EXERCISE BRIEF
Leave out the pictures, then output the lines of the records below from the first through the one containing "color='black', s=30, edgecolor='white', linewidth=0.6, zorder=3)".

DATA
****************************************

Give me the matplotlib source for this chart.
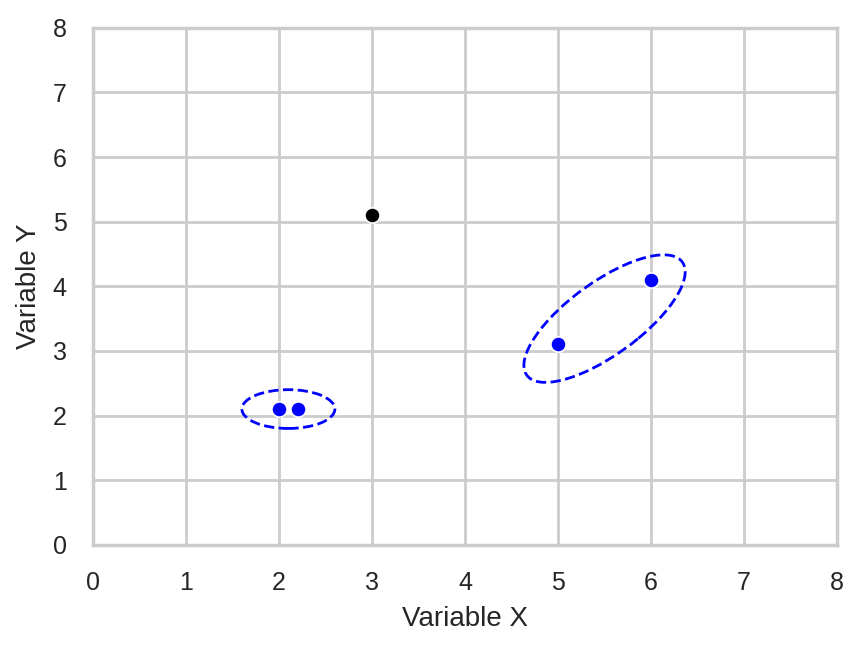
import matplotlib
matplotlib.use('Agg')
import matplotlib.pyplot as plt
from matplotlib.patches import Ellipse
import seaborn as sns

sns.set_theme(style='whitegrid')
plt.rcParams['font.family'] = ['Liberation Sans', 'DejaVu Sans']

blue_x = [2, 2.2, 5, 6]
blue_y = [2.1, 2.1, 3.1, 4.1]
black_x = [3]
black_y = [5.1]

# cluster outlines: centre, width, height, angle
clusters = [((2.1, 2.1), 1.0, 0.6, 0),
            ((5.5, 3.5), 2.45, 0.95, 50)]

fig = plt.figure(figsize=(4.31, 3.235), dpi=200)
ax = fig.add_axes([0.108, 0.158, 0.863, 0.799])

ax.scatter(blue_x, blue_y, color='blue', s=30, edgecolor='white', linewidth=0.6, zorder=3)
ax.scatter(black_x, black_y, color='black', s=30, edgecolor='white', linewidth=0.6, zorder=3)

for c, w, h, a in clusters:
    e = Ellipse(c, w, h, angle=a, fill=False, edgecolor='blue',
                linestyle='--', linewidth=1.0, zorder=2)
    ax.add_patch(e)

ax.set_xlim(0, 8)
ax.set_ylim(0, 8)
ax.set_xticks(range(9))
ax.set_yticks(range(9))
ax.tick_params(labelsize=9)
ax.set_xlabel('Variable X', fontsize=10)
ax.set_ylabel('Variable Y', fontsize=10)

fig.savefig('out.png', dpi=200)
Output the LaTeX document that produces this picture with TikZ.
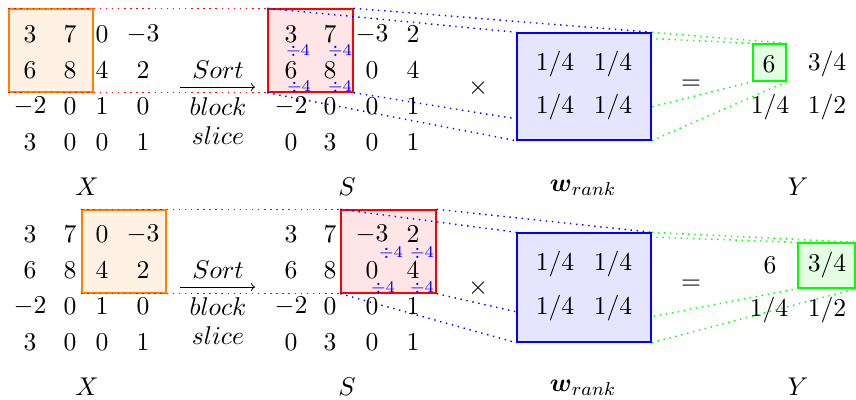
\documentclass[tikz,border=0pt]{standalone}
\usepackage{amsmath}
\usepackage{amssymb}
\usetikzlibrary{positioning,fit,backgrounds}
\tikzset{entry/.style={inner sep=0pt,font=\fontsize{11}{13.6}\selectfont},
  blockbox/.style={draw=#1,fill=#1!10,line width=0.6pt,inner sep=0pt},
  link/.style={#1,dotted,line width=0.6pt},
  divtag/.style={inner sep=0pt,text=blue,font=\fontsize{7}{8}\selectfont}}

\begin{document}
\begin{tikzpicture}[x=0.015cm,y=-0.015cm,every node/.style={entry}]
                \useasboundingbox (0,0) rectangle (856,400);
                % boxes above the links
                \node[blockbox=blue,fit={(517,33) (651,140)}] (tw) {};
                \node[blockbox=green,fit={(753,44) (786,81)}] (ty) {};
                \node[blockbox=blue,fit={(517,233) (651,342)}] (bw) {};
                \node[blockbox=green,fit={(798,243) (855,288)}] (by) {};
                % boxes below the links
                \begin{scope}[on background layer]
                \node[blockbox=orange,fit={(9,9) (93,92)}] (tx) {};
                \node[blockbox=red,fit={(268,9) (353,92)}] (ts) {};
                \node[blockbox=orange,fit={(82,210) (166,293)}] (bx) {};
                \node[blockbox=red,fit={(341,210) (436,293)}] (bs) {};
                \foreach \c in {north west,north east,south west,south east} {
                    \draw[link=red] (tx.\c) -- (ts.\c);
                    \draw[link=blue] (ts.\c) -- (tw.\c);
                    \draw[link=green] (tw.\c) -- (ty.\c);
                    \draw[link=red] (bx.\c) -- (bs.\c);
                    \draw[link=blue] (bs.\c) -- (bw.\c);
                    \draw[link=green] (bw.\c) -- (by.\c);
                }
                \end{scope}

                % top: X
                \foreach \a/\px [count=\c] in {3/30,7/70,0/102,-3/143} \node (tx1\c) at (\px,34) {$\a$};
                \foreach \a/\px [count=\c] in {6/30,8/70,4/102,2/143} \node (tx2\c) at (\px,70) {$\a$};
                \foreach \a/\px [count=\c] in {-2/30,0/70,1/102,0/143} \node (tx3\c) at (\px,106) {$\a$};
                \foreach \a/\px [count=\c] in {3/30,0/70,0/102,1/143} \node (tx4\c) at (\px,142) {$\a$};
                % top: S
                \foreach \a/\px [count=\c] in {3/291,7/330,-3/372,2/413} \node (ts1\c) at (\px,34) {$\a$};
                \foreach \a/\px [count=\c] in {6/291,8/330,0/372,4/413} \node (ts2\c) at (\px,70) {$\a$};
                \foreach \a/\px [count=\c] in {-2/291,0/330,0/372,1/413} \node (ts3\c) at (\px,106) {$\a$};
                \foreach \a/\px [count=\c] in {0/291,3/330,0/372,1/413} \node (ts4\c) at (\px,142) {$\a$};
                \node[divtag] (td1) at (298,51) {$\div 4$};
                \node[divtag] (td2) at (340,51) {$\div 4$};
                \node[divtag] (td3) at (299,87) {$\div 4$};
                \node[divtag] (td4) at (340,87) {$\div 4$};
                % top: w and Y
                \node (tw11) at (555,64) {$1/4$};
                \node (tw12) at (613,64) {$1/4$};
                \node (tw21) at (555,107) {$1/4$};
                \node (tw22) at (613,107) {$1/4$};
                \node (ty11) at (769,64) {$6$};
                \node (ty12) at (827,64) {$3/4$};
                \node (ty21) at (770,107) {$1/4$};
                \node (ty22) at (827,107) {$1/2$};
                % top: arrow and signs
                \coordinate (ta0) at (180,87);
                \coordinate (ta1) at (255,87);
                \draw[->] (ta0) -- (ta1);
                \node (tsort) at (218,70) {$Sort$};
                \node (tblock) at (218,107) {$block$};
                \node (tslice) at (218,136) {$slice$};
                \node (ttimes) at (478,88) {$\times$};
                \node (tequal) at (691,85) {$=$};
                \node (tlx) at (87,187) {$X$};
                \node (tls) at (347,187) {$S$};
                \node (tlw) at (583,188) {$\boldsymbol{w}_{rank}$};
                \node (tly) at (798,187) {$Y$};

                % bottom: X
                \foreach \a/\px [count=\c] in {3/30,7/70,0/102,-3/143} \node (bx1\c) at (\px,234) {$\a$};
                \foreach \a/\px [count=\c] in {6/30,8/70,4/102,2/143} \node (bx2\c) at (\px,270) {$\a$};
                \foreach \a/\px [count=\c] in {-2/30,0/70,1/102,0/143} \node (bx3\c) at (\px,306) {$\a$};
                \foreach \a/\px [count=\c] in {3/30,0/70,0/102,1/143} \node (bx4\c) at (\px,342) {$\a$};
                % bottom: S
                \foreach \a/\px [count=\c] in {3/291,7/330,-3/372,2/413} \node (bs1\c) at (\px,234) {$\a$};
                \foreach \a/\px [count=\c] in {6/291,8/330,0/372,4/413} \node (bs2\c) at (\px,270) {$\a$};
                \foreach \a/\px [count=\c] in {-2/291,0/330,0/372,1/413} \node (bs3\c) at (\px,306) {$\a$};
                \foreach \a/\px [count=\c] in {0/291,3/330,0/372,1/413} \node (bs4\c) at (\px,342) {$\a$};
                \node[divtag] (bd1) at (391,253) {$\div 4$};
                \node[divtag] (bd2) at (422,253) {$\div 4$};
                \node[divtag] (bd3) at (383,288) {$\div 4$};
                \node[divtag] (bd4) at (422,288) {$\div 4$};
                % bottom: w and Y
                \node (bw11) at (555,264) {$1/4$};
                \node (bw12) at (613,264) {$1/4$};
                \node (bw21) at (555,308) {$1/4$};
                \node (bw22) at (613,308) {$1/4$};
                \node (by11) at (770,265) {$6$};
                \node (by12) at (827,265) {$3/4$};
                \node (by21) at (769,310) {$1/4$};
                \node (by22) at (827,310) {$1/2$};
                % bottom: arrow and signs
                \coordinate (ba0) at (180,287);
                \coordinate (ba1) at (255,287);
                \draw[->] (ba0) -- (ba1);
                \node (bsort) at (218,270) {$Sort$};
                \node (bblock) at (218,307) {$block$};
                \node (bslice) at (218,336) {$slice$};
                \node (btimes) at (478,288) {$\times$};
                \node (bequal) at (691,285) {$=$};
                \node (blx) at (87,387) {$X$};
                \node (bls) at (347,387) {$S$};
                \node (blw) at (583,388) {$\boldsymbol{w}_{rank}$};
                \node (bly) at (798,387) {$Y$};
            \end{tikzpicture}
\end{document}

****************************************

FULL SOLUTION
Give me the matplotlib source for this chart.
import matplotlib
matplotlib.use('Agg')
import matplotlib.pyplot as plt
from matplotlib.patches import Ellipse
import seaborn as sns

sns.set_theme(style='whitegrid')
plt.rcParams['font.family'] = ['Liberation Sans', 'DejaVu Sans']

blue_x = [2, 2.2, 5, 6]
blue_y = [2.1, 2.1, 3.1, 4.1]
black_x = [3]
black_y = [5.1]

# cluster outlines: centre, width, height, angle
clusters = [((2.1, 2.1), 1.0, 0.6, 0),
            ((5.5, 3.5), 2.45, 0.95, 50)]

fig = plt.figure(figsize=(4.31, 3.235), dpi=200)
ax = fig.add_axes([0.108, 0.158, 0.863, 0.799])

ax.scatter(blue_x, blue_y, color='blue', s=30, edgecolor='white', linewidth=0.6, zorder=3)
ax.scatter(black_x, black_y, color='black', s=30, edgecolor='white', linewidth=0.6, zorder=3)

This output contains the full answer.